> _Stated task_
Repeat exactly and only the lines from the line containing "Output the component" through the line containing "const exactY = [2, 3, 5.1];", both included.

> _Records for the task_
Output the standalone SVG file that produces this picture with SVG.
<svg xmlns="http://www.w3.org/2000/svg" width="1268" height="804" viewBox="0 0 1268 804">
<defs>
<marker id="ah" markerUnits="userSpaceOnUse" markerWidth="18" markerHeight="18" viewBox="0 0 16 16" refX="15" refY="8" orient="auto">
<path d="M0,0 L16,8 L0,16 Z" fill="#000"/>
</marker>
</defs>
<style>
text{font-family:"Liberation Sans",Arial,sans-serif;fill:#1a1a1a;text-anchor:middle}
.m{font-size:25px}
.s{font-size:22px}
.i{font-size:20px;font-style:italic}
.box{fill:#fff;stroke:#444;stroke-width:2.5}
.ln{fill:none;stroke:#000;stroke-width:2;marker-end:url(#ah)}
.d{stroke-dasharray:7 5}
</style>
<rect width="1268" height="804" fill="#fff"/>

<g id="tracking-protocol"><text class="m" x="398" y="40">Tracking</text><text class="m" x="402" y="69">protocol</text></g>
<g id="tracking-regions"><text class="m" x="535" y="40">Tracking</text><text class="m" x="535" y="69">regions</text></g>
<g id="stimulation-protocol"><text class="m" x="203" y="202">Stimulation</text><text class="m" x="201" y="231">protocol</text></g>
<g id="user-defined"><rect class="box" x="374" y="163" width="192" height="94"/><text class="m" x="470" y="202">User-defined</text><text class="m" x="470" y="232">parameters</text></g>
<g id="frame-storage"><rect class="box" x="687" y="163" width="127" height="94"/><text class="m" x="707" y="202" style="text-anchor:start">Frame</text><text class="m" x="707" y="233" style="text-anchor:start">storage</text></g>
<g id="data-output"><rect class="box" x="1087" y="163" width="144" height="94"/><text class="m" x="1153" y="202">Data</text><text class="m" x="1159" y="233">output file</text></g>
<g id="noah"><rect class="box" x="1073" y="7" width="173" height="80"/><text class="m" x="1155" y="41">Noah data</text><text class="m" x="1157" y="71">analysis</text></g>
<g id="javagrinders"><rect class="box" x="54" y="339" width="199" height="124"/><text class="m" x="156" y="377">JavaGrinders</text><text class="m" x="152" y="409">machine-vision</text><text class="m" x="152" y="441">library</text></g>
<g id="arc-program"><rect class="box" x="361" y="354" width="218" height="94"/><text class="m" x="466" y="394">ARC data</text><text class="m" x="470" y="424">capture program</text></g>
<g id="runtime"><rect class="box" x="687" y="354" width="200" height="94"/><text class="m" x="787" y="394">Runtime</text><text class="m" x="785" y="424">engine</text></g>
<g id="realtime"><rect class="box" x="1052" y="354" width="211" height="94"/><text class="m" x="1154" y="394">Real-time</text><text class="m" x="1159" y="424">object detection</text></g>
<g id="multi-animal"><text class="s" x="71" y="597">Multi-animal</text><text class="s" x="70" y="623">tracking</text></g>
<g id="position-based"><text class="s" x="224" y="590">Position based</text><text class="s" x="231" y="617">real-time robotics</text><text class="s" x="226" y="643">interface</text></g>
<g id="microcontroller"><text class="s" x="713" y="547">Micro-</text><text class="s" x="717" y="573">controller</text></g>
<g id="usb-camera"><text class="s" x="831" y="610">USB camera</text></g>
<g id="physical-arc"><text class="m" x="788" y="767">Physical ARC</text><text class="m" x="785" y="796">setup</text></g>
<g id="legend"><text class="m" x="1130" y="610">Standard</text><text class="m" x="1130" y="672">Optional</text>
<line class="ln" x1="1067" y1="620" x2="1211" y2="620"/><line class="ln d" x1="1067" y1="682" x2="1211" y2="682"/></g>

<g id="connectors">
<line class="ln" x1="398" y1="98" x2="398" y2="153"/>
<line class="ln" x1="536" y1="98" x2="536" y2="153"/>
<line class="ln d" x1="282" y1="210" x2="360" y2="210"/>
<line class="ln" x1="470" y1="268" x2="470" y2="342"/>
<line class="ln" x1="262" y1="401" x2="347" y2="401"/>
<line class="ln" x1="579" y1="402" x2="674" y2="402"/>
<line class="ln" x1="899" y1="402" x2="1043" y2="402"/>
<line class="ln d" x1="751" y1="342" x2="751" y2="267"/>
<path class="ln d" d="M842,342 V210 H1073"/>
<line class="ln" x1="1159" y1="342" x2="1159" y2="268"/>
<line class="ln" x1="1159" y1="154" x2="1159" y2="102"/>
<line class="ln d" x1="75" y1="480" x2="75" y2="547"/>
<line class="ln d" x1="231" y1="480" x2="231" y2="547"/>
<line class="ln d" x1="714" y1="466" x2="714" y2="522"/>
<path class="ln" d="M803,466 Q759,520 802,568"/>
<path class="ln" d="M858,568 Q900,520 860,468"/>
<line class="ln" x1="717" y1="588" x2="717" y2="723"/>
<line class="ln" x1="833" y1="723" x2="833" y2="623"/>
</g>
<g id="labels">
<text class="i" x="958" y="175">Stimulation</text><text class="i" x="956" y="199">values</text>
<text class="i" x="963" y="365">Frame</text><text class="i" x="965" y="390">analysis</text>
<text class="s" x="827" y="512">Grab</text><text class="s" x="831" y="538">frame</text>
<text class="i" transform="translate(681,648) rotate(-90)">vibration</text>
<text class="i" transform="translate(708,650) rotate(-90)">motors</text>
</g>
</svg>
* * *
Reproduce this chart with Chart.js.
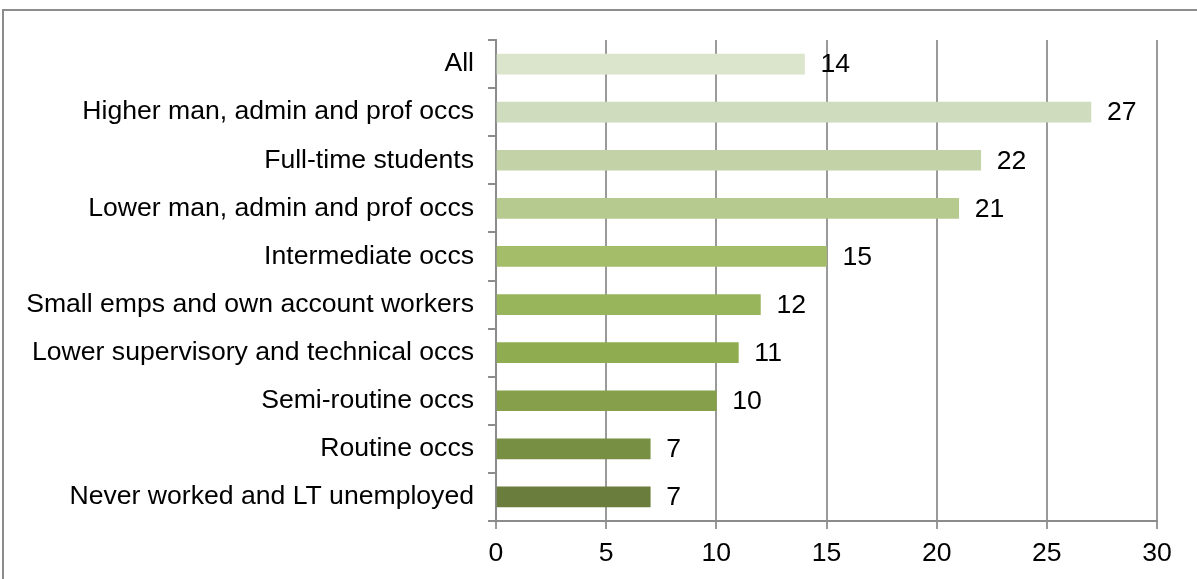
---
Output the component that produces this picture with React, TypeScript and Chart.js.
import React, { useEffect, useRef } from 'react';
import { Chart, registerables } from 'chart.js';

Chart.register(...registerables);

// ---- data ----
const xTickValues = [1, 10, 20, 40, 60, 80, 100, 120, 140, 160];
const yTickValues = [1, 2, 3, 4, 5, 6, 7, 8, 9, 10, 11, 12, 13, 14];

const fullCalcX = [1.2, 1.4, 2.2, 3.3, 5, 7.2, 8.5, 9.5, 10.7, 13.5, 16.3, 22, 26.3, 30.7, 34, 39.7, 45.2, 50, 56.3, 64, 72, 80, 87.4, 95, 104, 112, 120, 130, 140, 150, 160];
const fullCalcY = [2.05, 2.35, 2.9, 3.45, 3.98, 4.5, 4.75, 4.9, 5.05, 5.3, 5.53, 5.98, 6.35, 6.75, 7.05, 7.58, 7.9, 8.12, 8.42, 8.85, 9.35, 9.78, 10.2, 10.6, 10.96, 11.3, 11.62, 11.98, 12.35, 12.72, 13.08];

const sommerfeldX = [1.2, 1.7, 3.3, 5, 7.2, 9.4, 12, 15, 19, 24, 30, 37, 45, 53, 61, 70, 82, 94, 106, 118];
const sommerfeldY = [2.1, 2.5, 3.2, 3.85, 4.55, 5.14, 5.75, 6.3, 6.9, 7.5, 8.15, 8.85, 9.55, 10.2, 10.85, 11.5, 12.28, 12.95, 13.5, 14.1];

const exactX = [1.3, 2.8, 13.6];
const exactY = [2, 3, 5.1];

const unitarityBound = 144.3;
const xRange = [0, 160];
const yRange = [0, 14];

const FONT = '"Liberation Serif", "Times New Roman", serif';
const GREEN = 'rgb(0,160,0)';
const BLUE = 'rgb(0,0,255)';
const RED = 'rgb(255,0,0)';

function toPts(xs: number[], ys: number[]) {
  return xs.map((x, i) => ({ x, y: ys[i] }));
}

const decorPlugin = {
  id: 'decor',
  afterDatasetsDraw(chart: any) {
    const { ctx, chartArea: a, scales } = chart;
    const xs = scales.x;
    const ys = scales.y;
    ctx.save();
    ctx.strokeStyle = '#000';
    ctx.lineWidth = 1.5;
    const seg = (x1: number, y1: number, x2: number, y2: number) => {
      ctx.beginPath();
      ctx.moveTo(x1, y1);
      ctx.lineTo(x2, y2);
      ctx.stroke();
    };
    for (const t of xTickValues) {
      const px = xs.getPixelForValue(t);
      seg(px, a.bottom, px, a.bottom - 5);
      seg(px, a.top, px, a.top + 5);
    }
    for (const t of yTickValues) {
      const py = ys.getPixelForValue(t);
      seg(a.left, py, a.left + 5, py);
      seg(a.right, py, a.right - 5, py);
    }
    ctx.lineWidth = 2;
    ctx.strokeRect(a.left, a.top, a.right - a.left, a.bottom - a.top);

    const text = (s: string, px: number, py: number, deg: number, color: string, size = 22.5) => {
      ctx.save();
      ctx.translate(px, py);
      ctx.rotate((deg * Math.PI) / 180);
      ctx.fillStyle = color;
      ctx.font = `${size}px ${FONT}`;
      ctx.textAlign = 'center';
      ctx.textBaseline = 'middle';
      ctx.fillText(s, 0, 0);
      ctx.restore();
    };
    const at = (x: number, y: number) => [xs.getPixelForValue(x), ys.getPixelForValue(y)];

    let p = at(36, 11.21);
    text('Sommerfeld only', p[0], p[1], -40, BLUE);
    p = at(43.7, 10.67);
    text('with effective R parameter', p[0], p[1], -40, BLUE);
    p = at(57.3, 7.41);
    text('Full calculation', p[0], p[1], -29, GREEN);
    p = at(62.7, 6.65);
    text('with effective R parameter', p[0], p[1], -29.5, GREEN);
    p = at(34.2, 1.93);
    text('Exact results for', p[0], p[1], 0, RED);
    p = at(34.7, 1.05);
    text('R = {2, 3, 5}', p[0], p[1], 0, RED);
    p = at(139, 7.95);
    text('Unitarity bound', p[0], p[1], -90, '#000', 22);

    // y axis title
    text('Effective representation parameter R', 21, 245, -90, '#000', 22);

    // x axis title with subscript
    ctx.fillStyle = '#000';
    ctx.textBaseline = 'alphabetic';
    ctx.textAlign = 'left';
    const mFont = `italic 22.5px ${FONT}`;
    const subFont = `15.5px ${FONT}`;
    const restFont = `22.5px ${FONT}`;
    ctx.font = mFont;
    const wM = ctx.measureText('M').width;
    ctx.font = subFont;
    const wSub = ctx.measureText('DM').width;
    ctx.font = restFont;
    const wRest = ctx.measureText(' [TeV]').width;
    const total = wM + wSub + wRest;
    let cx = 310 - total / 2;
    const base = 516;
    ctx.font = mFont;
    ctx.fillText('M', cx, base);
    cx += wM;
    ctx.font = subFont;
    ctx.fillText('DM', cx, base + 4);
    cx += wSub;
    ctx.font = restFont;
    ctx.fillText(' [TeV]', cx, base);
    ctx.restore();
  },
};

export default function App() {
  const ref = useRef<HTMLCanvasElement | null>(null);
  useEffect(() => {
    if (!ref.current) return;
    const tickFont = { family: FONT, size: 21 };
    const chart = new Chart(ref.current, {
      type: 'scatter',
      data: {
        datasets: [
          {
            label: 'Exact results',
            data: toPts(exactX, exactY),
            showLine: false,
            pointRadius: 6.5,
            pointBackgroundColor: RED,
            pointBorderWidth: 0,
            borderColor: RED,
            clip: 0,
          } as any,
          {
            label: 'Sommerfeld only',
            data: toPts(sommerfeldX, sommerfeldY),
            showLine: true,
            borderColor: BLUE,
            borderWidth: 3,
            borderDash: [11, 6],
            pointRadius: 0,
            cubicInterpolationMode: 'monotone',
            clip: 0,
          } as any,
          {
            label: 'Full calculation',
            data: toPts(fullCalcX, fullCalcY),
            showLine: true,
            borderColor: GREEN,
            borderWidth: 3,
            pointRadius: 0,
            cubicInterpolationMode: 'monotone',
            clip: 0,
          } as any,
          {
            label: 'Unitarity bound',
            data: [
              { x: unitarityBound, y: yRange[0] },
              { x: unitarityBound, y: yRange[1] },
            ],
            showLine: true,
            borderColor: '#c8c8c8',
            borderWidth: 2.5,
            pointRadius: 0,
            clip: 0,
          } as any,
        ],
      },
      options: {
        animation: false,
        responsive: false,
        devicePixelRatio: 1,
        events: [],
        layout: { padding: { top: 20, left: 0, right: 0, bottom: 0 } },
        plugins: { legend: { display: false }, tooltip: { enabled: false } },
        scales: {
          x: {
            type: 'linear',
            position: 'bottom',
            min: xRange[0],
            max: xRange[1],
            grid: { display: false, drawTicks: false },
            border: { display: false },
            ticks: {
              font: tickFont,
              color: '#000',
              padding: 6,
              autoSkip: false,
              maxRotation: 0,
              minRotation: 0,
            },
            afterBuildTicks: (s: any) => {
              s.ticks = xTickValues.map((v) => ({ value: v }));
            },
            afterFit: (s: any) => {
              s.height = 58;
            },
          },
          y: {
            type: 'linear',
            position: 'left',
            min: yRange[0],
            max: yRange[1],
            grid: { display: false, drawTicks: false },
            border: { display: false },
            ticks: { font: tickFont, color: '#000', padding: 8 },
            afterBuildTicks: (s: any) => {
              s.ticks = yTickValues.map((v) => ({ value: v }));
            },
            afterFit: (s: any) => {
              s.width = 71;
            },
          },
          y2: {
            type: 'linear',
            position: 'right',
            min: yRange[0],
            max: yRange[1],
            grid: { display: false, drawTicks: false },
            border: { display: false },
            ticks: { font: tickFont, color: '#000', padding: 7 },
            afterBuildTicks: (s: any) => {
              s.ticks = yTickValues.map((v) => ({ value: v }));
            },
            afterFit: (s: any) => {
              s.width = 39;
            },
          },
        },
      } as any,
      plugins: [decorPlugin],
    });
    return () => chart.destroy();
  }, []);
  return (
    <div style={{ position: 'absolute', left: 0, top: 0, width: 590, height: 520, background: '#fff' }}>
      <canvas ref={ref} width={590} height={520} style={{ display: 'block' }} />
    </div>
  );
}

> _Written answer_
Output the component that produces this picture with React, TypeScript and Chart.js.
import React, { useEffect, useRef } from 'react';
import { Chart, registerables } from 'chart.js';

Chart.register(...registerables);

// ---- data ----
const xTickValues = [1, 10, 20, 40, 60, 80, 100, 120, 140, 160];
const yTickValues = [1, 2, 3, 4, 5, 6, 7, 8, 9, 10, 11, 12, 13, 14];

const fullCalcX = [1.2, 1.4, 2.2, 3.3, 5, 7.2, 8.5, 9.5, 10.7, 13.5, 16.3, 22, 26.3, 30.7, 34, 39.7, 45.2, 50, 56.3, 64, 72, 80, 87.4, 95, 104, 112, 120, 130, 140, 150, 160];
const fullCalcY = [2.05, 2.35, 2.9, 3.45, 3.98, 4.5, 4.75, 4.9, 5.05, 5.3, 5.53, 5.98, 6.35, 6.75, 7.05, 7.58, 7.9, 8.12, 8.42, 8.85, 9.35, 9.78, 10.2, 10.6, 10.96, 11.3, 11.62, 11.98, 12.35, 12.72, 13.08];

const sommerfeldX = [1.2, 1.7, 3.3, 5, 7.2, 9.4, 12, 15, 19, 24, 30, 37, 45, 53, 61, 70, 82, 94, 106, 118];
const sommerfeldY = [2.1, 2.5, 3.2, 3.85, 4.55, 5.14, 5.75, 6.3, 6.9, 7.5, 8.15, 8.85, 9.55, 10.2, 10.85, 11.5, 12.28, 12.95, 13.5, 14.1];

const exactX = [1.3, 2.8, 13.6];
const exactY = [2, 3, 5.1];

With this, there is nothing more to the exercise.